++++ RECORDS FOR THIS TASK ++++
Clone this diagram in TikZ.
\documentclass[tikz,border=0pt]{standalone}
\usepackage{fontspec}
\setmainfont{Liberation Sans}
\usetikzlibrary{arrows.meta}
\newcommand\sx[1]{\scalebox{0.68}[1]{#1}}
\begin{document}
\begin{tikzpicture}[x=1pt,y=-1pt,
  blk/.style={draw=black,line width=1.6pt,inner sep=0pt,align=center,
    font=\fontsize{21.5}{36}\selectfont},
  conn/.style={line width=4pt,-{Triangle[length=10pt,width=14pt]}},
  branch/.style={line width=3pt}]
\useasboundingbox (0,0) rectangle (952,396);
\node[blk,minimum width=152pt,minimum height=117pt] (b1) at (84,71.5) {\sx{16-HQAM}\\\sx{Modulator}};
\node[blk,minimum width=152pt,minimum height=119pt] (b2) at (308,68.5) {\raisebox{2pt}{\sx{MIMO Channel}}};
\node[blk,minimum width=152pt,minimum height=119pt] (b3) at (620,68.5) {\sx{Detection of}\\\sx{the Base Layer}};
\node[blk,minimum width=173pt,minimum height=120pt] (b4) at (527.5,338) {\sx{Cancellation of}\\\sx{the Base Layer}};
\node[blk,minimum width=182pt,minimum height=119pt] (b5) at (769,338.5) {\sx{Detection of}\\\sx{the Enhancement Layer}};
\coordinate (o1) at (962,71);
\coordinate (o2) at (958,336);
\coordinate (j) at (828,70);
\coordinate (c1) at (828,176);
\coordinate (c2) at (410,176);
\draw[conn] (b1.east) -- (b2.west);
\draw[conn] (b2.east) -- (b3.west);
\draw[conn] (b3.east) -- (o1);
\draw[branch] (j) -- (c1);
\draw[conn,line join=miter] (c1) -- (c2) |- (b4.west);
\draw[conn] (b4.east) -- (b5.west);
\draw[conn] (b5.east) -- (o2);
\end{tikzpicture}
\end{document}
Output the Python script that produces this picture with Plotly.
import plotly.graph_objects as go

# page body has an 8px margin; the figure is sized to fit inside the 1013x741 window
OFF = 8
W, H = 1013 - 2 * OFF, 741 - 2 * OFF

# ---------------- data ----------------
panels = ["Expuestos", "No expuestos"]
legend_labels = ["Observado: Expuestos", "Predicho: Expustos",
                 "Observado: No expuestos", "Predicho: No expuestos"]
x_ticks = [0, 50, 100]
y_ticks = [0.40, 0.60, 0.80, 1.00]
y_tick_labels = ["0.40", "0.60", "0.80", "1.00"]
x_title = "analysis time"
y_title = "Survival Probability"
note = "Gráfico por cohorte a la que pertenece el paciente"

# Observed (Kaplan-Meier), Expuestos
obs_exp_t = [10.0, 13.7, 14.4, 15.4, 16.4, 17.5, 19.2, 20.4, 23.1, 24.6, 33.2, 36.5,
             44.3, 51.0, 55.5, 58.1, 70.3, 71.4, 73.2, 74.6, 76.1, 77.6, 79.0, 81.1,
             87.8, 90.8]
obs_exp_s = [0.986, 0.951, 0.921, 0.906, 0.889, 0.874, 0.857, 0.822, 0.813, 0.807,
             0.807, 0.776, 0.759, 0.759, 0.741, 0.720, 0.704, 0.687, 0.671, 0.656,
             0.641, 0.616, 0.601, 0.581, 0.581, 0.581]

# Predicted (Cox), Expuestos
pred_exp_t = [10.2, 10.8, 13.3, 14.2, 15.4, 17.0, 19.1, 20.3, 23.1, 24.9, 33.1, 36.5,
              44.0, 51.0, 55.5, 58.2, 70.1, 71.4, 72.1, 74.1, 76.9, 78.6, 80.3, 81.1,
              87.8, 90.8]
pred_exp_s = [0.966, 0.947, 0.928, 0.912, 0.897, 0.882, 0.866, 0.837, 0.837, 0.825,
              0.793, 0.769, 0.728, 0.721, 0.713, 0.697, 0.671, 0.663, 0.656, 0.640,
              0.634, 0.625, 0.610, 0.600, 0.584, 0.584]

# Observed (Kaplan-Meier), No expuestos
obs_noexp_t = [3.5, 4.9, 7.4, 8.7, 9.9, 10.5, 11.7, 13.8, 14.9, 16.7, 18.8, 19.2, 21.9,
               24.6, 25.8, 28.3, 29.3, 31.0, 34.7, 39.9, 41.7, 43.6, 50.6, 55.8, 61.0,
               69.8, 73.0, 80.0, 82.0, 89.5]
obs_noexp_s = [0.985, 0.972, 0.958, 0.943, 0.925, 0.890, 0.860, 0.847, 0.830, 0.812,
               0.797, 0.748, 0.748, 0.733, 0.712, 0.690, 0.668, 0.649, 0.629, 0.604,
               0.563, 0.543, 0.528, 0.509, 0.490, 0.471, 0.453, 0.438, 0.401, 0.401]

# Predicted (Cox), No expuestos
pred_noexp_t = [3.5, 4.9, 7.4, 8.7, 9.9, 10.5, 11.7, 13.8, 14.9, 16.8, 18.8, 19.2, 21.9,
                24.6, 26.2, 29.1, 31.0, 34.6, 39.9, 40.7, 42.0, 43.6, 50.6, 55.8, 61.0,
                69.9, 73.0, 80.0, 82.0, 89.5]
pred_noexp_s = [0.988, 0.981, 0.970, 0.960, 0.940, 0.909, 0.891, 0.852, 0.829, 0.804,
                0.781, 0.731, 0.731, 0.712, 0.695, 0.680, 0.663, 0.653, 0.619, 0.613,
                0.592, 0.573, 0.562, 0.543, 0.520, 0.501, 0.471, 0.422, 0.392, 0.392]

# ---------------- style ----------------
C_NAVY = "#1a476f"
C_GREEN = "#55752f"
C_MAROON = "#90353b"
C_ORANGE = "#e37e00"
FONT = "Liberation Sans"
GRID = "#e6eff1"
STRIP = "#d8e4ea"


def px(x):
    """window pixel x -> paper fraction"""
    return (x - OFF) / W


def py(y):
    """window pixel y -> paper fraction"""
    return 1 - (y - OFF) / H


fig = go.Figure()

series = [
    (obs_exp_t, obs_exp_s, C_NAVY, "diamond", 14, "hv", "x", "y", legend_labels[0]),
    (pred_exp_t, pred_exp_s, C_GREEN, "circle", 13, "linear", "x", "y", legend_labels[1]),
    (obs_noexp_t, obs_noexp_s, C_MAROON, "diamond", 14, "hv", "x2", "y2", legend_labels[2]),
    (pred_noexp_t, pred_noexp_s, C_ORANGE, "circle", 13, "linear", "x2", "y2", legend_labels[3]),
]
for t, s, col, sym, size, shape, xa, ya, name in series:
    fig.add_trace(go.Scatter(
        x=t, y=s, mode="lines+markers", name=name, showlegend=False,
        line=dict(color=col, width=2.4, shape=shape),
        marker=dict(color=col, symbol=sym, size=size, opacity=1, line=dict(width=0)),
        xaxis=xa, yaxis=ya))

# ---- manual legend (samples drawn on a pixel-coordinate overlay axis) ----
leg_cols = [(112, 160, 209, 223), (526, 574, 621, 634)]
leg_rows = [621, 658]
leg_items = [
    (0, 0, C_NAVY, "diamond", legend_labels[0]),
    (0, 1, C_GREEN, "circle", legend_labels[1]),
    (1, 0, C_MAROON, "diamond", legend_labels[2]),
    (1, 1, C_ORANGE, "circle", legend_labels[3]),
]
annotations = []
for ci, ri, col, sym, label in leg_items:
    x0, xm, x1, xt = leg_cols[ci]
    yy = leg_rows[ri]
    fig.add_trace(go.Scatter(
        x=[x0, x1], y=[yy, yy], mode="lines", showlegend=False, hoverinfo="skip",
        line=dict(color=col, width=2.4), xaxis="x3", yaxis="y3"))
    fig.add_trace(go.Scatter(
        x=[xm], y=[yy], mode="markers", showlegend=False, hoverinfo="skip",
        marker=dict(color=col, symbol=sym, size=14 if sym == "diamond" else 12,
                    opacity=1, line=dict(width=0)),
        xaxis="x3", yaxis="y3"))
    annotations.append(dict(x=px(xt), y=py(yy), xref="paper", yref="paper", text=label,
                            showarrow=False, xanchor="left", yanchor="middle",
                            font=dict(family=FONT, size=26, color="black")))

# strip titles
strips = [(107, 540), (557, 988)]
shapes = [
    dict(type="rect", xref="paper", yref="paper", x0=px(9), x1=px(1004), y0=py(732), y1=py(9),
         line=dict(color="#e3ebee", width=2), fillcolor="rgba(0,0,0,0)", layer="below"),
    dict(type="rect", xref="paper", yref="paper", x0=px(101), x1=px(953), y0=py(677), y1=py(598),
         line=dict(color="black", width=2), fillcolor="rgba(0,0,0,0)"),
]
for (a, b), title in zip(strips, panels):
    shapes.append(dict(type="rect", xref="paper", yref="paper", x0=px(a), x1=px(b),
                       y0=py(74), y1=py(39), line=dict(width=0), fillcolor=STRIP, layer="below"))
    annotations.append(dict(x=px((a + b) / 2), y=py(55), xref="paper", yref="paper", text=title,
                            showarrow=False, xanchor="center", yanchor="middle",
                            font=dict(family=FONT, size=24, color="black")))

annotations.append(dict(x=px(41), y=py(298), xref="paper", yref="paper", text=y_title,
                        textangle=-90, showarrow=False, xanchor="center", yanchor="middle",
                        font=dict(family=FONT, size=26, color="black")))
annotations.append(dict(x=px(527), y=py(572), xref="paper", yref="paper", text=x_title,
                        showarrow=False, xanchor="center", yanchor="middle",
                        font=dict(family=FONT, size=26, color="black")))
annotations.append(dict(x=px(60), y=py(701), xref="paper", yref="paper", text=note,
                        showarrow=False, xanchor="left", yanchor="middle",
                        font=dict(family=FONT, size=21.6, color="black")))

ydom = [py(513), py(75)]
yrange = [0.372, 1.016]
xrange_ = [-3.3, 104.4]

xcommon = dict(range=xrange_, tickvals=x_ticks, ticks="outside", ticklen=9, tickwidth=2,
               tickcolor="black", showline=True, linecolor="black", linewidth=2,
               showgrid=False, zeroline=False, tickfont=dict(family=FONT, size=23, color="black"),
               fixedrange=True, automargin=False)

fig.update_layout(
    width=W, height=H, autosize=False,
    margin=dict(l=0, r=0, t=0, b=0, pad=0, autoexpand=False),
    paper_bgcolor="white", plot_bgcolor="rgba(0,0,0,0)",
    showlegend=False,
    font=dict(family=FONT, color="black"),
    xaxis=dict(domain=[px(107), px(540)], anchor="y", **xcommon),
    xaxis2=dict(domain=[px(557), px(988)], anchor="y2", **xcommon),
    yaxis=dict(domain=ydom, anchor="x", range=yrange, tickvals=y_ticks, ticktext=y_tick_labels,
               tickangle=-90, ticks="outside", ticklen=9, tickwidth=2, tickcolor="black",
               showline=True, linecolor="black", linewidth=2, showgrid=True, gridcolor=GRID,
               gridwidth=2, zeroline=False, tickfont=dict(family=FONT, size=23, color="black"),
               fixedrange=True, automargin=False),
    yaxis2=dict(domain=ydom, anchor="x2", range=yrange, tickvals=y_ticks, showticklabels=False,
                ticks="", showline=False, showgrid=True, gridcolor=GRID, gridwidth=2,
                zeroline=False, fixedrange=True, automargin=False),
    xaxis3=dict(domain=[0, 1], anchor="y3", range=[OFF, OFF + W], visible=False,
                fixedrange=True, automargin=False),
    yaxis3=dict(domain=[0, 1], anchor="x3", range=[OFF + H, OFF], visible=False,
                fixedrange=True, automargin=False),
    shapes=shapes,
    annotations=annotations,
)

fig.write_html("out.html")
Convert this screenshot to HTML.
++++
Copy out exactly the lines running from the one with "Output the Python" to the one with "0.634, 0.625, 0.610, 0.600, 0.584, 0.584]", including both ends, and nothing more.

Output the Python script that produces this picture with Plotly.
import plotly.graph_objects as go

# page body has an 8px margin; the figure is sized to fit inside the 1013x741 window
OFF = 8
W, H = 1013 - 2 * OFF, 741 - 2 * OFF

# ---------------- data ----------------
panels = ["Expuestos", "No expuestos"]
legend_labels = ["Observado: Expuestos", "Predicho: Expustos",
                 "Observado: No expuestos", "Predicho: No expuestos"]
x_ticks = [0, 50, 100]
y_ticks = [0.40, 0.60, 0.80, 1.00]
y_tick_labels = ["0.40", "0.60", "0.80", "1.00"]
x_title = "analysis time"
y_title = "Survival Probability"
note = "Gráfico por cohorte a la que pertenece el paciente"

# Observed (Kaplan-Meier), Expuestos
obs_exp_t = [10.0, 13.7, 14.4, 15.4, 16.4, 17.5, 19.2, 20.4, 23.1, 24.6, 33.2, 36.5,
             44.3, 51.0, 55.5, 58.1, 70.3, 71.4, 73.2, 74.6, 76.1, 77.6, 79.0, 81.1,
             87.8, 90.8]
obs_exp_s = [0.986, 0.951, 0.921, 0.906, 0.889, 0.874, 0.857, 0.822, 0.813, 0.807,
             0.807, 0.776, 0.759, 0.759, 0.741, 0.720, 0.704, 0.687, 0.671, 0.656,
             0.641, 0.616, 0.601, 0.581, 0.581, 0.581]

# Predicted (Cox), Expuestos
pred_exp_t = [10.2, 10.8, 13.3, 14.2, 15.4, 17.0, 19.1, 20.3, 23.1, 24.9, 33.1, 36.5,
              44.0, 51.0, 55.5, 58.2, 70.1, 71.4, 72.1, 74.1, 76.9, 78.6, 80.3, 81.1,
              87.8, 90.8]
pred_exp_s = [0.966, 0.947, 0.928, 0.912, 0.897, 0.882, 0.866, 0.837, 0.837, 0.825,
              0.793, 0.769, 0.728, 0.721, 0.713, 0.697, 0.671, 0.663, 0.656, 0.640,
              0.634, 0.625, 0.610, 0.600, 0.584, 0.584]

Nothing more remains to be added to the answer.